Credo che la modifica principale all’attuale disciplina, al di là della risoluzione dei problemi che la stessa riforma Fornero ha creato, debba consistere nell’abolizione delle pensioni d’oro. Con effetto retroattivo. Ovvero, vanno abolite anche quelle già in essere. Non solamente quelle future che, in ogni caso,con il sistema contributivo non esisteranno più. Si dovrà identificare un tetto che potrebbe corrispondere, per esempio, a 20 volte la pensione minima. La parte eccedente sarà decurtata.

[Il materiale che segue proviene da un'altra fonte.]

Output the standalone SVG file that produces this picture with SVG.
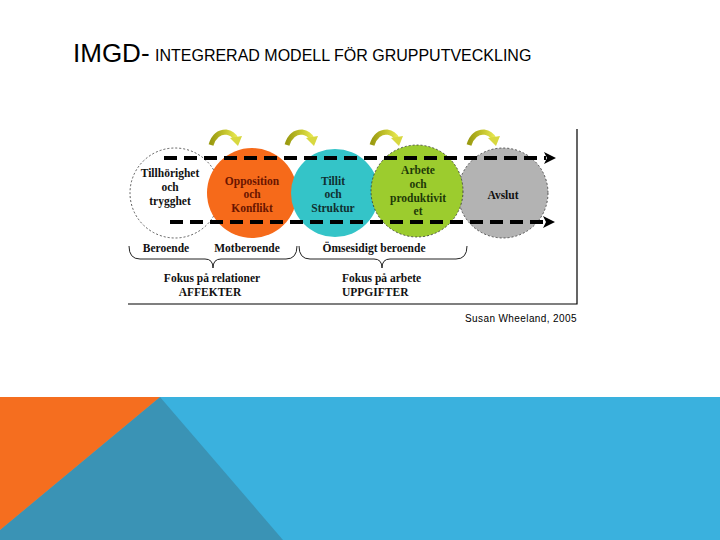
<svg xmlns="http://www.w3.org/2000/svg" width="720" height="540" viewBox="0 0 720 540">
<defs>
<style>
.t{font-family:"Liberation Serif","Times New Roman",serif;font-weight:bold;font-size:11.5px;text-anchor:middle}
.lab{font-family:"Liberation Serif","Times New Roman",serif;font-weight:bold;font-size:11.5px;fill:#111}
.dash{stroke:#000;stroke-width:4;stroke-dasharray:13 7;fill:none}
.ol{stroke:#333;stroke-width:0.8;stroke-dasharray:2 2}
.brace{fill:none;stroke:#222;stroke-width:1}
</style>
<linearGradient id="ag" x1="0" y1="0" x2="1" y2="0">
<stop offset="0" stop-color="#9a9a10"/>
<stop offset="0.6" stop-color="#c8c830"/>
<stop offset="1" stop-color="#e6e650"/>
</linearGradient>
<g id="carrow">
<path d="M3,15 Q7,2 18,2 Q25,3 28,9" fill="none" stroke="url(#ag)" stroke-width="5"/>
<polygon points="22,8 34,6 30,16" fill="#d8d840"/>
</g>
<marker id="ah" markerWidth="12" markerHeight="12" refX="2" refY="6" orient="auto" markerUnits="userSpaceOnUse">
<polygon points="0,0 12,6 0,12 3,6" fill="#000"/>
</marker>
</defs>
<rect width="720" height="540" fill="#fff"/>
<g id="title">
<text x="73" y="62" font-family="Liberation Sans,Arial,sans-serif" font-size="26" fill="#000">IMGD-</text>
<text x="155" y="61" font-family="Liberation Sans,Arial,sans-serif" font-size="16" fill="#000">INTEGRERAD MODELL FÖR GRUPPUTVECKLING</text>
</g>
<g id="frame" fill="none" stroke="#000" stroke-width="1.2">
<path d="M577,129 V304 H128"/>
</g>
<g id="n1"><circle cx="175" cy="193" r="45" fill="#fff" class="ol"/>
<text class="t" fill="#111"><tspan x="170" y="177">Tillhörighet</tspan><tspan x="170" y="191">och</tspan><tspan x="170" y="205">trygghet</tspan></text></g>
<g id="n2"><circle cx="252" cy="193" r="45" fill="#f66a1a"/>
<text class="t" fill="#6a1500"><tspan x="252" y="185">Opposition</tspan><tspan x="252" y="198">och</tspan><tspan x="252" y="212">Konflikt</tspan></text></g>
<g id="n3"><circle cx="335" cy="193" r="44" fill="#34c4c8"/>
<text class="t" fill="#103030"><tspan x="333" y="185">Tillit</tspan><tspan x="333" y="198">och</tspan><tspan x="333" y="212">Struktur</tspan></text></g>
<g id="n5"><circle cx="503" cy="193" r="45" fill="#b3b3b3" class="ol"/>
<text class="t" fill="#111" x="503" y="199">Avslut</text></g>
<g id="n4"><circle cx="417" cy="191" r="46" fill="#9ccc2e" class="ol"/>
<text class="t" fill="#1e3a08"><tspan x="418" y="174">Arbete</tspan><tspan x="418" y="188">och</tspan><tspan x="418" y="202">produktivit</tspan><tspan x="418" y="215">et</tspan></text></g>
<g id="connectors">
<line class="dash" x1="164" y1="158" x2="546" y2="158" marker-end="url(#ah)"/>
<line class="dash" x1="170" y1="222" x2="545" y2="222" marker-end="url(#ah)"/>
<use href="#carrow" x="208" y="130"/>
<use href="#carrow" x="284" y="130"/>
<use href="#carrow" x="369" y="130"/>
<use href="#carrow" x="466" y="130"/>
<path class="brace" d="M129,246 Q129,259 140,259 H205 Q213,259 213,268 Q213,259 221,259 H286 Q297,259 297,246"/>
<path class="brace" d="M299,246 Q299,259 310,259 H374 Q382,259 382,268 Q382,259 390,259 H456 Q467,259 467,246"/>
</g>
<g id="labels">
<text class="lab" x="166" y="252" text-anchor="middle">Beroende</text>
<text class="lab" x="247" y="252" text-anchor="middle">Motberoende</text>
<text class="lab" x="374" y="252" text-anchor="middle">Ömsesidigt beroende</text>
<text class="lab" x="212" y="282" text-anchor="middle">Fokus på relationer</text>
<text class="lab" x="210" y="296" text-anchor="middle">AFFEKTER</text>
<text class="lab" x="342" y="282">Fokus på arbete</text>
<text class="lab" x="342" y="296">UPPGIFTER</text>
</g>
<text x="465" y="322" font-family="Liberation Sans,Arial,sans-serif" font-size="10" letter-spacing="0.4" fill="#000">Susan Wheeland, 2005</text>
<g id="band">
<rect x="0" y="397" width="720" height="143" fill="#3ab1de"/>
<polygon points="160,397 283,540 0,540 0,530" fill="#3a93b5"/>
<polygon points="0,397 160,397 0,530" fill="#f56e1f"/>
</g>
</svg>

Avete fatto dei calcoli sull’introito che una misura del genere potrebbe produrre?

Li stiamo facendo e, a breve, nelle prossime settimane, presenteremo una proposta di legge. Sia ben chiaro: non ci ripagheremo l’intero debito pubblico. Parliamo, infatti, di qualche decina di migliaia di pensioni. Evidentemente, si tratterebbe di un’operazione di giustizia sociale, e non per fare cassa. E’ intollerabile che qualcuno, ad oggi,  prenda pensioni da 90mila euro al mese pur non avendo versato i contributi a fronte di generazioni che non avranno mai una pensione decente.

Come valuta l’ipotesi di introdurre meccanismi di flessibilità?

Andare in pensione quattro anni più tardi è, indubbiamente, doloroso. Tuttavia, gli attuali pensionandi si trovano in una condizione migliore dei loro figli e dei loro nipoti. I lavoratori anziani di adesso, infatti, prenderanno un assegno equivalente a circa l’80% della loro retribuzione media, quelli di domani a circa il 40%. Se ci sono delle forme di flessibilità che a saldi invariati possano facilitare la condizione del pensionato, siamo tutti d’accordo. Se la flessibilità comporterà, invece, un’ulteriore spesa pensionistica, questo non possiamo permettercelo, perché graverà sulle spalle delle generazioni future, come è accaduto, del resto, fino a oggi.

  

Che ha da dire sulla vicenda degli esodati?

Va risolta, definitivamente, e una volta per tutte. In questo caso, anche spendendo delle risorse, E’ intollerabile che delle persone vengano lasciate in mezzo alla strada.

 

La staffetta generazionale potrebbe rivelarsi utile?

Il principio per cui qualcuno fa mezzo passo indietro per consentire a qualcun altro di fare mezzo passo avanti, mi pare condivisibile. Detto questo, occorre capire in che termini la misura sarà concretamente applicata. Non possiamo, infatti, andare avanti a suon di slogan.